Martin Küchen / Urs Leimgruber / John Butcher

January 11, 2008

The Geometry of Sentiment (2004/6)

Emanem 4142

Martin Küchen

Homo Sacer

SOFA Sillón 4

Urs Leimgruber

13 Pieces for Saxophone

Leo Records CD LR 498

Soprano, alto, tenor and baritone saxophone pulsations along with modulated feedback and literal instrument deconstruction are featured in various permutations on this trio of top-flight solo discs from European practitioner of reed wizardry. The paramount non-specialist appeal of these sessions is tracing how individualistically each old hand – or should that be fingers and mouth – approaches his art.

Swiss-born Urs Leimgruber is also known for his work with the likes of French bassist Joëlle Léandre and French pianist Jacques Demierre; Küchen is a Swede who is in the Exploding Customer quartet and other bands; John Butcher of the United Kingdom is a Londoner, who has traded ideas with a multitude of improvisers in North America, Europe and Japan.
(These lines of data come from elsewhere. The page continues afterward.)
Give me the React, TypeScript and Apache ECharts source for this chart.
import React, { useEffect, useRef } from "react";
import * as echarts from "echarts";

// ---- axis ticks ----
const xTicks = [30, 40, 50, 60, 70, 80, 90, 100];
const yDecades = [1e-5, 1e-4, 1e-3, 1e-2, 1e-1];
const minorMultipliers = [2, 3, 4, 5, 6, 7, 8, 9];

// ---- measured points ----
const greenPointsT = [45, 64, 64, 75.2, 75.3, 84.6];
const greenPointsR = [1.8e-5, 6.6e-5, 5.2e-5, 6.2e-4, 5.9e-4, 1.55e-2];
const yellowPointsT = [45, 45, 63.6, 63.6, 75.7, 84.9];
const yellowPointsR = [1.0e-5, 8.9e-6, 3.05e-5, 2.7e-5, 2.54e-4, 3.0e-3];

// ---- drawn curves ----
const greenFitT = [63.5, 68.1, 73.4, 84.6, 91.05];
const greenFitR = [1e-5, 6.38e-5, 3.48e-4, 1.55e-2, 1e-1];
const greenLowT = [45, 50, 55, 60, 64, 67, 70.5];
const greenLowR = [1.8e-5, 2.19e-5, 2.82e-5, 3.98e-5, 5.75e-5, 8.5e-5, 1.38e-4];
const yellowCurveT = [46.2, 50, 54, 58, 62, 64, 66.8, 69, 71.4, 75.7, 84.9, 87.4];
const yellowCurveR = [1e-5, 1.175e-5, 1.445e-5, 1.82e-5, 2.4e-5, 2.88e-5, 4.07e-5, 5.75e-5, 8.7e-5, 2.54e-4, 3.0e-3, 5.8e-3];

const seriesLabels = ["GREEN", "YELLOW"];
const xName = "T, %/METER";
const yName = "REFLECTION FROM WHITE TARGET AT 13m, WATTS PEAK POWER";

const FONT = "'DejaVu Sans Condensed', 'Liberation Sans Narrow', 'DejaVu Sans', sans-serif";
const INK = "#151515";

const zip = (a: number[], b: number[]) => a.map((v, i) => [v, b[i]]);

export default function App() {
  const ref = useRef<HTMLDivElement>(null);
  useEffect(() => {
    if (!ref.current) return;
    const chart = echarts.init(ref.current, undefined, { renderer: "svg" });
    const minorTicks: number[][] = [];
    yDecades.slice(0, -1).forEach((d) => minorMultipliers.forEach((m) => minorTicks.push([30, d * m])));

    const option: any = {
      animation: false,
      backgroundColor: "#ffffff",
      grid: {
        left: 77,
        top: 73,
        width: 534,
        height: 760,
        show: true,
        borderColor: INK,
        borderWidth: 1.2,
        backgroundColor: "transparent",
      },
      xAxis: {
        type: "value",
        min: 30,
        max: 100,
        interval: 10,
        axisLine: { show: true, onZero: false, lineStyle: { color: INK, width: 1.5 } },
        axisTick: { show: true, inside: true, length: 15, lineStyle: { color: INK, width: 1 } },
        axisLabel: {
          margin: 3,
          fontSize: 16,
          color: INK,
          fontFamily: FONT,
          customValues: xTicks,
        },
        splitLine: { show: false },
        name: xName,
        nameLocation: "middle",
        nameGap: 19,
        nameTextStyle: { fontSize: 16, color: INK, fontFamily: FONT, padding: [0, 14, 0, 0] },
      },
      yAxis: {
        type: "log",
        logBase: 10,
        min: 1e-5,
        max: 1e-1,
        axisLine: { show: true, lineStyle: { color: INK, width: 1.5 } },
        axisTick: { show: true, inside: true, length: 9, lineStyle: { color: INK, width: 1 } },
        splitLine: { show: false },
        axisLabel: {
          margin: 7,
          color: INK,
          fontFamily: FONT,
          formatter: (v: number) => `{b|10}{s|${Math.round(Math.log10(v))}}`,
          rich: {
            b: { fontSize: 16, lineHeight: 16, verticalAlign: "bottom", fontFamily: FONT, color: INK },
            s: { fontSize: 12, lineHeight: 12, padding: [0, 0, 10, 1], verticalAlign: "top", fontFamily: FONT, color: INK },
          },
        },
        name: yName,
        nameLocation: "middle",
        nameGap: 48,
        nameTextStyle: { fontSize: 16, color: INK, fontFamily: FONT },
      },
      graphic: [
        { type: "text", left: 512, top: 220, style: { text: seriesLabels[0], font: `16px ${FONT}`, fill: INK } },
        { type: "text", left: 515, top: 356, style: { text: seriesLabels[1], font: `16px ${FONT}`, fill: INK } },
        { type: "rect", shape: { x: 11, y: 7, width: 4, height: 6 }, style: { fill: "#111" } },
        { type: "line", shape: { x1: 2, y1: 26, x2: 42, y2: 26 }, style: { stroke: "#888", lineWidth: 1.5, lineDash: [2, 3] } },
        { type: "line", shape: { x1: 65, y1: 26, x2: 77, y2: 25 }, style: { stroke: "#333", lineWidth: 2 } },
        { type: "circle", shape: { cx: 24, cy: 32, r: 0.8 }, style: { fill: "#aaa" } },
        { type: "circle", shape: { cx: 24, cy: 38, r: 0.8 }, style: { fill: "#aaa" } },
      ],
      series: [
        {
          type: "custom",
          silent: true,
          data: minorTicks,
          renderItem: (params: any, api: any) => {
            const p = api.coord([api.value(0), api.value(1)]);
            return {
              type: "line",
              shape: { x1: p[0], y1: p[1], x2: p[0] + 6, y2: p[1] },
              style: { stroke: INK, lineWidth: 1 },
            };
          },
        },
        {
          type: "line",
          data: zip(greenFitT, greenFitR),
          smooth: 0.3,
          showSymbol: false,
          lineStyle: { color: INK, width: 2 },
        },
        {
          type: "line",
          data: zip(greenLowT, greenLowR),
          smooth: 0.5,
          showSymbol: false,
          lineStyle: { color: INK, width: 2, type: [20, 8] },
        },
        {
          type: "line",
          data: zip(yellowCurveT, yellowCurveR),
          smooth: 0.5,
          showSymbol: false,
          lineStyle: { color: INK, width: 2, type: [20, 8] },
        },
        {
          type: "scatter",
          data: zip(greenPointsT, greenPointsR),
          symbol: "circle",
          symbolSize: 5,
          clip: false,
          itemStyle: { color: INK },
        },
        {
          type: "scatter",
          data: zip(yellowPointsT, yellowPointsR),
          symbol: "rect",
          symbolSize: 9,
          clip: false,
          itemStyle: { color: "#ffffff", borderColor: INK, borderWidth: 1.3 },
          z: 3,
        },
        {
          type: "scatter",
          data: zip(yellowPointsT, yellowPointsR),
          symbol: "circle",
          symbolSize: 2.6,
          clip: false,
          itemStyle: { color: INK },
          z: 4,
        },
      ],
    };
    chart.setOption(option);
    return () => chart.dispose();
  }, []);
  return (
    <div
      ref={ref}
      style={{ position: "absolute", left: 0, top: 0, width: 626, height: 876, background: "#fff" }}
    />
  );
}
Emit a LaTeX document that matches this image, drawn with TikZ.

Over the past two decades Butcher has developed several performance strategies for the multitude of solo concerts he gives each year. Besides seeking to sustain spontaneous creations that avoid expected routines, he has experimented with semi-compositional ideas, close-miking and amplified feedback from the saxophone, and creating solos that take into account the characteristic of certain acoustic spaces. All these approaches are illustrated on The Geometry of Sentiment. Three of the tracks come from performance venues in London or Paris, while the others involve respectively, an enormous geometrical locale created from a former stone mine in Japan, and an abandoned, near-cylindrical gas storage facility in Germany.

Tunnel-like, the cylindrical space used on “Trägerfrequenz” in Germany not only isolates supportive timbres that reflect Butcher’s initial escalating slurs, but bounce them back as a secondary parakeet-like whistle that almost replaces the initial tone. Eventually harder and shriller vibrations are revealed as reverberating, tunnel-elongated reed bites and tongue slaps.

Similarly, Butcher takes full advantage of the polyphonic air pockets and echoes exposed during his two Japanese performances. Still with his conception more sequenced and polyphonic, his playing attains a different form, especially on “Second Zizoku”. Using multi-thematic line, variations transform from a simple forward-moving harmonic structure to fortissimo snorts and slurs plus rough key pops. They quicken into colored air and blurry arpeggios, and conclude with triple-tonguing and squeaking overtones, some of which vibrate up into dog-whistle territory.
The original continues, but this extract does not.